Records with drawing code
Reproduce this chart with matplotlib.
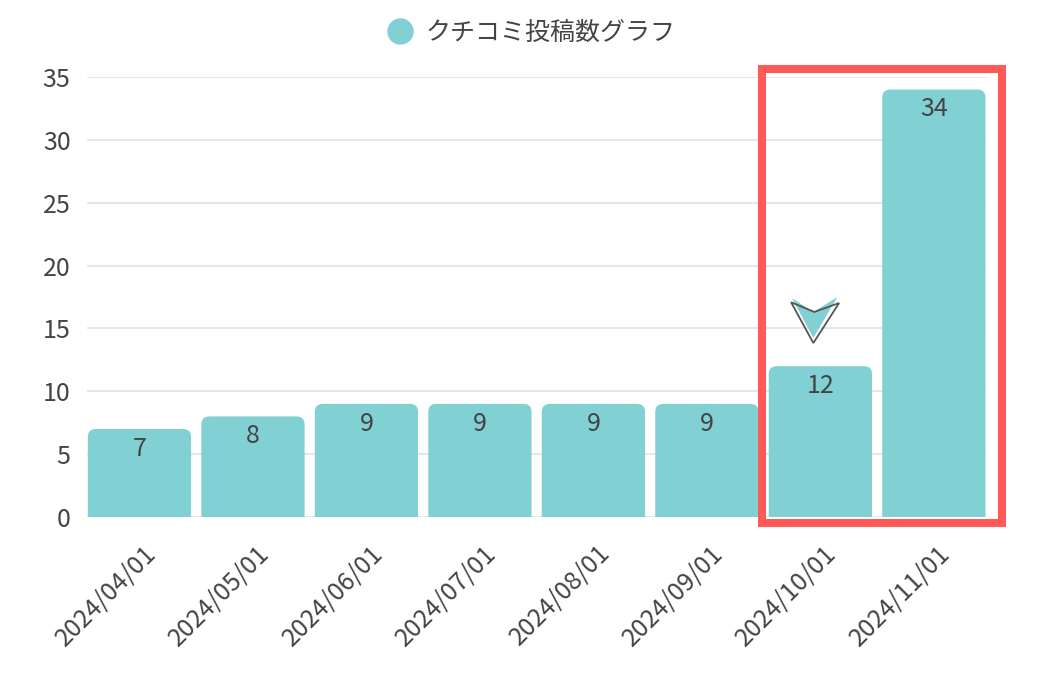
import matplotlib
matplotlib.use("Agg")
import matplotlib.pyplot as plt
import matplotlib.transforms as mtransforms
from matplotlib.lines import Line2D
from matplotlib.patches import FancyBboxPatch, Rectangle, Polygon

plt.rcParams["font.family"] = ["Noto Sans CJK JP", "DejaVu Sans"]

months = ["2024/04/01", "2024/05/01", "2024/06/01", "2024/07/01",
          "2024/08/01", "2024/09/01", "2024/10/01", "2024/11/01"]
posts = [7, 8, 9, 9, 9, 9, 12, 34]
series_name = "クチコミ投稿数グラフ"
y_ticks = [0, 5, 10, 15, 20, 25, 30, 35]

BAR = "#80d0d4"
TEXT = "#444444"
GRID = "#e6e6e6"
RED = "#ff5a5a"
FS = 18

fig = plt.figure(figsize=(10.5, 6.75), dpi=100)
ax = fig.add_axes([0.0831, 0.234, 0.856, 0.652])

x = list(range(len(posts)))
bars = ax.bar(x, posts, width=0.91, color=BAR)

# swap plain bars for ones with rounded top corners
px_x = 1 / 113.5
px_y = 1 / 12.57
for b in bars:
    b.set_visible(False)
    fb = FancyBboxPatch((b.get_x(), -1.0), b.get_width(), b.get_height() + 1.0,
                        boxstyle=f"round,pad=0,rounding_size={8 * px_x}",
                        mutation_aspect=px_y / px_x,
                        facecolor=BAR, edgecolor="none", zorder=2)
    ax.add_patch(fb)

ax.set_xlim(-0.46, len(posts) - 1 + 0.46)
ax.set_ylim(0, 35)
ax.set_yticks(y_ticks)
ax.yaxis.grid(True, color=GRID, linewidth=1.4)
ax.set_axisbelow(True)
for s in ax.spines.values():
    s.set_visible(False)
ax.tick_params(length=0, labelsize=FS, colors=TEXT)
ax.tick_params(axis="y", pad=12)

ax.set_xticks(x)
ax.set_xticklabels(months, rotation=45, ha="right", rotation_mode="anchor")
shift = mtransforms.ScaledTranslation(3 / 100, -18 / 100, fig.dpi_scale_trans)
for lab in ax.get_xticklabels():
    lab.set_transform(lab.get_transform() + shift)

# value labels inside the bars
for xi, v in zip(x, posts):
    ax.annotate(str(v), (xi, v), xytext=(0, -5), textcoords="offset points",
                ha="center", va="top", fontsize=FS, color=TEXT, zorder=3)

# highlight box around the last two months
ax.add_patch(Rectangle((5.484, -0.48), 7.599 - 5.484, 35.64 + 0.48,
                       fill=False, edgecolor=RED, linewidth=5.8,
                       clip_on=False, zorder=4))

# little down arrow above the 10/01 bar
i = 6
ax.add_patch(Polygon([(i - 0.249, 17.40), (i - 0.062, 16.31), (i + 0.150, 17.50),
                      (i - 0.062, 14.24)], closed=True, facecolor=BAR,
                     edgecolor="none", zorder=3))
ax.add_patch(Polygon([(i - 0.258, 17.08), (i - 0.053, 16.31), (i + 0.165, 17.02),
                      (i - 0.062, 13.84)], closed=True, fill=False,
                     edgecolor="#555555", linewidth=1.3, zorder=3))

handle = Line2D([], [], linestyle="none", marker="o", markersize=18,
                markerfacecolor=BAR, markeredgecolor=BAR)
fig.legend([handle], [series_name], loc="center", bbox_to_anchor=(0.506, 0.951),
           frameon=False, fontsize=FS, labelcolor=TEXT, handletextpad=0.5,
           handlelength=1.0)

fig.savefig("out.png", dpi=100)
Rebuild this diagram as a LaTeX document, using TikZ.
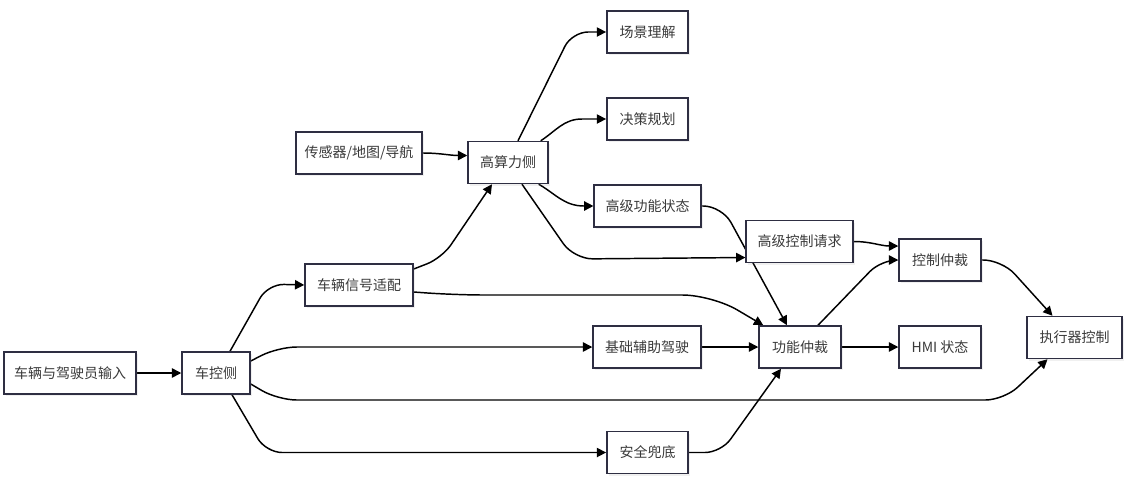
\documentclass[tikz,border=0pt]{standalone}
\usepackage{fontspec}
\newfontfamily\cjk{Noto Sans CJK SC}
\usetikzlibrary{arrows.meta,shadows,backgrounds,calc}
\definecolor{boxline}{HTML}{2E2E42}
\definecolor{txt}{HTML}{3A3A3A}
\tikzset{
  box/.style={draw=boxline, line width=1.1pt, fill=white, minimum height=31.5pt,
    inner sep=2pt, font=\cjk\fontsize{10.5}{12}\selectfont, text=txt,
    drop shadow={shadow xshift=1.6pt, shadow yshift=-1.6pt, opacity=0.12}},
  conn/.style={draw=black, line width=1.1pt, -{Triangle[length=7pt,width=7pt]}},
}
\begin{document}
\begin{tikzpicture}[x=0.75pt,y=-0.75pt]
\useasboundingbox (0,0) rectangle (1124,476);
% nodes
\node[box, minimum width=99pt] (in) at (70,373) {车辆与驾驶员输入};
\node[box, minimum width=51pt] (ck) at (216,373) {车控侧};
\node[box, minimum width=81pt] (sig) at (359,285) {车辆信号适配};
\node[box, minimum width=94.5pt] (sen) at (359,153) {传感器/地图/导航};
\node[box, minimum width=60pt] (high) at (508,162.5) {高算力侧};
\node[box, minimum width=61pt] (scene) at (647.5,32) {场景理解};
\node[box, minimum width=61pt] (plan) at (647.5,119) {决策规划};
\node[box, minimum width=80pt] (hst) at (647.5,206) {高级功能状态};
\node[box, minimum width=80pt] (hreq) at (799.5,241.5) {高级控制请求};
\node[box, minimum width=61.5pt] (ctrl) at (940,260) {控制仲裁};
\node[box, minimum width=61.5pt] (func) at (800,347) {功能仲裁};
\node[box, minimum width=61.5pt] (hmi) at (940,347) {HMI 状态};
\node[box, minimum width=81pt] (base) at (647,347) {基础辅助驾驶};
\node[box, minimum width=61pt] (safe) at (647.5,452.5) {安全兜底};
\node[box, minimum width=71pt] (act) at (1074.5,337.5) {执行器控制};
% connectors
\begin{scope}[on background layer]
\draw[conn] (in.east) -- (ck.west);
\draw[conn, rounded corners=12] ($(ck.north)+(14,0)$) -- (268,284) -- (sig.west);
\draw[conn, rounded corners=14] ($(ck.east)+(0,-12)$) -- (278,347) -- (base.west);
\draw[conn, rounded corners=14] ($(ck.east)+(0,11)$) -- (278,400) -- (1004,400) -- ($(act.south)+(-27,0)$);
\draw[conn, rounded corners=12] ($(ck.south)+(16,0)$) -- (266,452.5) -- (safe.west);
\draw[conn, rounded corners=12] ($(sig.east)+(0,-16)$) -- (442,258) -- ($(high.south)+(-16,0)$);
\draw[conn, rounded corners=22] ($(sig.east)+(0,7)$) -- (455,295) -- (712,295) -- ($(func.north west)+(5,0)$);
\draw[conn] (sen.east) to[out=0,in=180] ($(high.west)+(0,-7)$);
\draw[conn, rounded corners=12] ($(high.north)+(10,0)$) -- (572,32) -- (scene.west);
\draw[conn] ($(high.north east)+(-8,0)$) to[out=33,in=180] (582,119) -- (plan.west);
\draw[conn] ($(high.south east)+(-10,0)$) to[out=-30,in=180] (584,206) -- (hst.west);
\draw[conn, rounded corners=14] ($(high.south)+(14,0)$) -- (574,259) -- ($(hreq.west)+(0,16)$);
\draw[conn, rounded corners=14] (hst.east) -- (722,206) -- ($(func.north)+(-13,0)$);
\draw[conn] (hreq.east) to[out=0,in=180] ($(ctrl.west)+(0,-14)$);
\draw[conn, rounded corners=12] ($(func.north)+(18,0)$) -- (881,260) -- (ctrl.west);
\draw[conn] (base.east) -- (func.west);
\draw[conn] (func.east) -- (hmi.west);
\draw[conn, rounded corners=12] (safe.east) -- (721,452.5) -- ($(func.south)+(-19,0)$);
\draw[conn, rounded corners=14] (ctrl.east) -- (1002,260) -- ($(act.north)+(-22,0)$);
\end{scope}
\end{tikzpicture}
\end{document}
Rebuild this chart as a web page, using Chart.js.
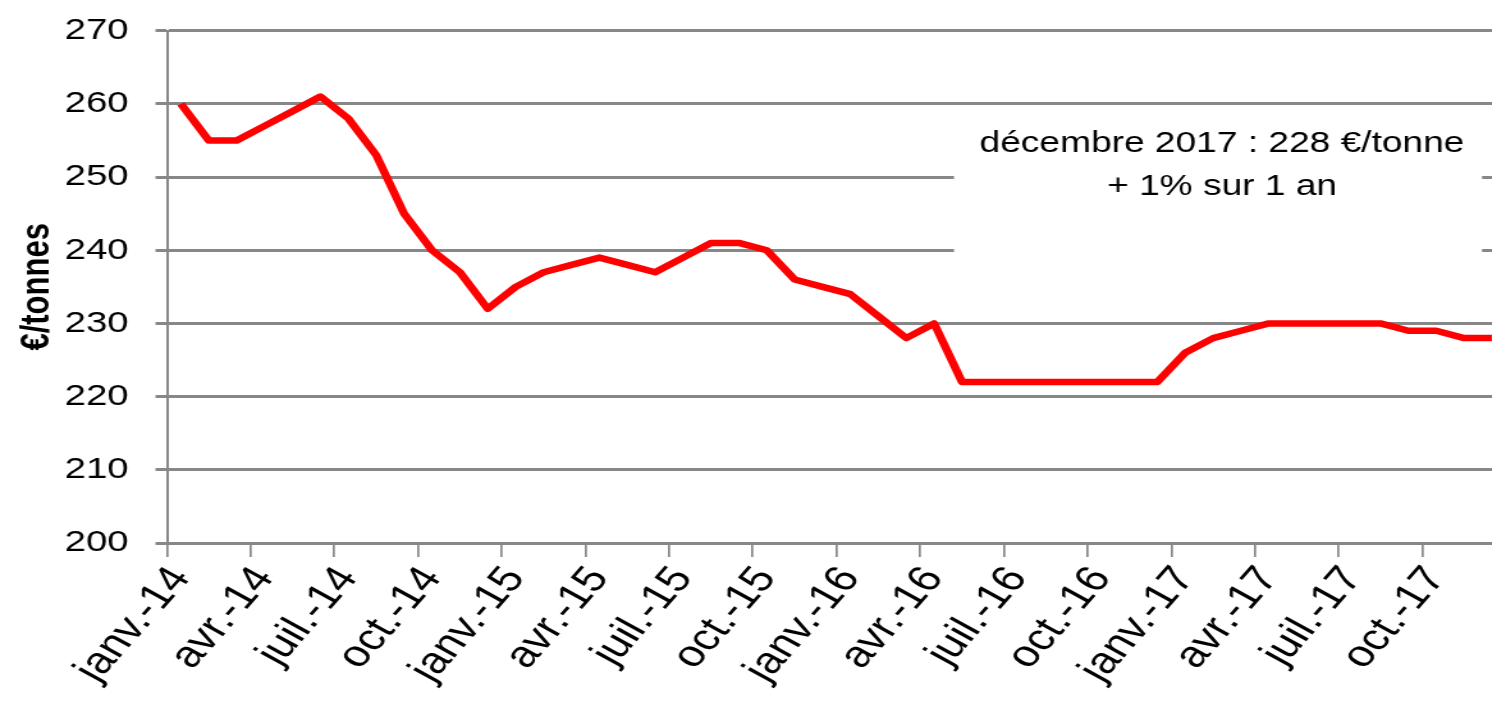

Short task:
Repeat the listing above up to and including the line with "ax.add_patch(fb)", starting from its first line. Drop any pictures.

Expected answer:
Reproduce this chart with matplotlib.
import matplotlib
matplotlib.use("Agg")
import matplotlib.pyplot as plt
import matplotlib.transforms as mtransforms
from matplotlib.lines import Line2D
from matplotlib.patches import FancyBboxPatch, Rectangle, Polygon

plt.rcParams["font.family"] = ["Noto Sans CJK JP", "DejaVu Sans"]

months = ["2024/04/01", "2024/05/01", "2024/06/01", "2024/07/01",
          "2024/08/01", "2024/09/01", "2024/10/01", "2024/11/01"]
posts = [7, 8, 9, 9, 9, 9, 12, 34]
series_name = "クチコミ投稿数グラフ"
y_ticks = [0, 5, 10, 15, 20, 25, 30, 35]

BAR = "#80d0d4"
TEXT = "#444444"
GRID = "#e6e6e6"
RED = "#ff5a5a"
FS = 18

fig = plt.figure(figsize=(10.5, 6.75), dpi=100)
ax = fig.add_axes([0.0831, 0.234, 0.856, 0.652])

x = list(range(len(posts)))
bars = ax.bar(x, posts, width=0.91, color=BAR)

# swap plain bars for ones with rounded top corners
px_x = 1 / 113.5
px_y = 1 / 12.57
for b in bars:
    b.set_visible(False)
    fb = FancyBboxPatch((b.get_x(), -1.0), b.get_width(), b.get_height() + 1.0,
                        boxstyle=f"round,pad=0,rounding_size={8 * px_x}",
                        mutation_aspect=px_y / px_x,
                        facecolor=BAR, edgecolor="none", zorder=2)
    ax.add_patch(fb)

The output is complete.